Cambodia Still Wants Pol Pot

The new government of Cambodia still wants to bring elusive Khmer Rouge guerrilla leader Pol Pot to an international court, a senior government official said today. First Prime Minister Prince Norodom Ranariddh had been negotiating with a Khmer Rouge faction that broke with Pol Pot, to have it surrender custody of the former strongman. But Cambodia's bloody July 6 coup abruptly ended those talks. However, Second Prime Minister Hun Sen, who ousted Ranariddh, still wants to see Pol Pot and other senior Khmer Rogue leaders brought to trial. "Government policy is the same. Pol Pot has to be brought to justice," Secretary of State for Information Khieu Kanharith tells Reuters.


Taiwan Hijacker Gets Life Term

A court in Taipei today gave a life prison term to an air pirate who hijacked a Taiwan jetliner to Taiwan's arch rival, mainland China. "After a trial of more than one month, Liu Shan-chung has been sentenced to life in prison and stripped of his civil rights for life," the court verdict said. The state-run Central News Agency says Liu could have been sentenced to death. But it says his life was spared because he "confessed his crime and shown a good attitude" following his arrest. Liu doused himself with gasoline aboard a Far Eastern Airlines in March and threatened to set himself ablaze if it did not fly to China. He asked for political asylum in China, but Beijing returned him to Taiwan.

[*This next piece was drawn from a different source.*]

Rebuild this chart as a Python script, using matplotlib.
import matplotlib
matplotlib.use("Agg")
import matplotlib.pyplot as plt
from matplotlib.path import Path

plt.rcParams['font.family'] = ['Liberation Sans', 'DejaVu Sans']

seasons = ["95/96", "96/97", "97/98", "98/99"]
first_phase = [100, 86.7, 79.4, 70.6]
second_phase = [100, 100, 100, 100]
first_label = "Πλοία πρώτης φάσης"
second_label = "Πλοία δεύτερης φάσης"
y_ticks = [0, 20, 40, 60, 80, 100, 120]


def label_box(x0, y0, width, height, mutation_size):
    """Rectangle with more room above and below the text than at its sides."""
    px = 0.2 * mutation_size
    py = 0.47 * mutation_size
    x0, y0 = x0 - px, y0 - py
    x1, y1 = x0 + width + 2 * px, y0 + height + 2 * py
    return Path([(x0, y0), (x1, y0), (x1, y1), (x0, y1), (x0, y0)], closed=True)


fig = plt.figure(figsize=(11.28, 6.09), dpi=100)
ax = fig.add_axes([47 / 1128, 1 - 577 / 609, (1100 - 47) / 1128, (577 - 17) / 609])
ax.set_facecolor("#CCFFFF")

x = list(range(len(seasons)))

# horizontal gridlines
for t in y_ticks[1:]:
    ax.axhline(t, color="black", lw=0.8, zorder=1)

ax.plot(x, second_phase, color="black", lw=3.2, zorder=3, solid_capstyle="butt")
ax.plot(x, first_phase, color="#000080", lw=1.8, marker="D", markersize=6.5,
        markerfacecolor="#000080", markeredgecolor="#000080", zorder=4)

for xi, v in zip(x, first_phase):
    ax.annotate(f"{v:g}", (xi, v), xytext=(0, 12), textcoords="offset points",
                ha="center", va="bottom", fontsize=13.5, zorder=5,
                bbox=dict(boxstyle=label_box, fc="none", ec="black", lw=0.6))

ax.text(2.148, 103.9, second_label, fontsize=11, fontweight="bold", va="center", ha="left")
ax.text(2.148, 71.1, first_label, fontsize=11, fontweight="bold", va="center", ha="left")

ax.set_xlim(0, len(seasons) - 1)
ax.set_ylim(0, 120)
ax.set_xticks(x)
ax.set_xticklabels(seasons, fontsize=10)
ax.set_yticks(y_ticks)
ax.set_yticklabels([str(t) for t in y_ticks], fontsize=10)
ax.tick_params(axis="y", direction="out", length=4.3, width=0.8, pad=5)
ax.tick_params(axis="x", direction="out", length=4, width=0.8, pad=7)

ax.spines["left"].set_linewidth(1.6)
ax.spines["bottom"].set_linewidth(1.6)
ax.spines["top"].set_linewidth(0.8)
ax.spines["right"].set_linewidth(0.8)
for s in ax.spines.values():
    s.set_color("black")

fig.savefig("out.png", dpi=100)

Chinese Dissident to Try Again

Chinese dissident Bao Ge said today he plans to appeal a court decision rejecting his lawsuit against a labor camp for violating his human rights. "The court told me that under Chinese law there is no provision for suing prisons or labor camps," Bao tells Reuters. The 33-year-old was released June 4 from the Shanghai Number One Labor Camp, where he served three years of "re-education through labor" -- an administrative punishment imposed by the police without a judicial trial. This month, Bao applied to the Shanghai Xuhui District People's Court to sue the labor camp for what he said were a variety of human rights violations. But in a verdict issued today, the court said it would not accept the lawsuit.


AIDS Drugs Urged For Africa

U.S. delegates at an African-American summit have pledged to press U.S. pharmaceutical companies to make expensive AIDS drugs more accessible to Africa's poor. Sub-Saharan Africa has one of the highest rates of HIV cases in the world, and health officials say the virus that causes the deadly AIDS disease is still spreading fast. Various workshops are running concurrently with the fourth African/African American summit that began Tuesday in Zimbabwe. African leaders will meet U.S. business executives to try and win trade, investment and economic aid for the world's poorest continent.


US Sees Russian Nuclear Safety

U.S. Energy Secretary Federico Pena says U.S. efforts to help Russia keep its huge stockpiles of nuclear materials safe are working. In Moscow today, Pena met Prime Minister Viktor Chernomyrdin and Russian energy officials. Pena said, "Russia and the United States have the world's largest stockpile of nuclear weapons and weapons-grade materials, and we share the belief, formalized through a number of agreements, that these dangerous weapons and materials must not fall into the wrong hands." Russia's nuclear sector, once the pride of Soviet science, is in financial crisis and workers have protested for payment of overdue wages.


Fire Hits Famous Paris Museum

A potentially disastrous blaze struck one of the French capital's most popular tourist attractions during the night, damaging several works at the architecture museum. But the fire spared 30,000 films stored in the nation's premier film library. Officials say two firefighters were slightly injured overnight as they struggled to contain the flames on the roof of a wing of the Palais de Chaillot, which houses the Museum of French Monuments and the Cinematheque film library. A museum curator says about 100 casts of Gothic art were damaged, but none were destroyed. The curator says what damage there was had been caused by the water used to douse the flames.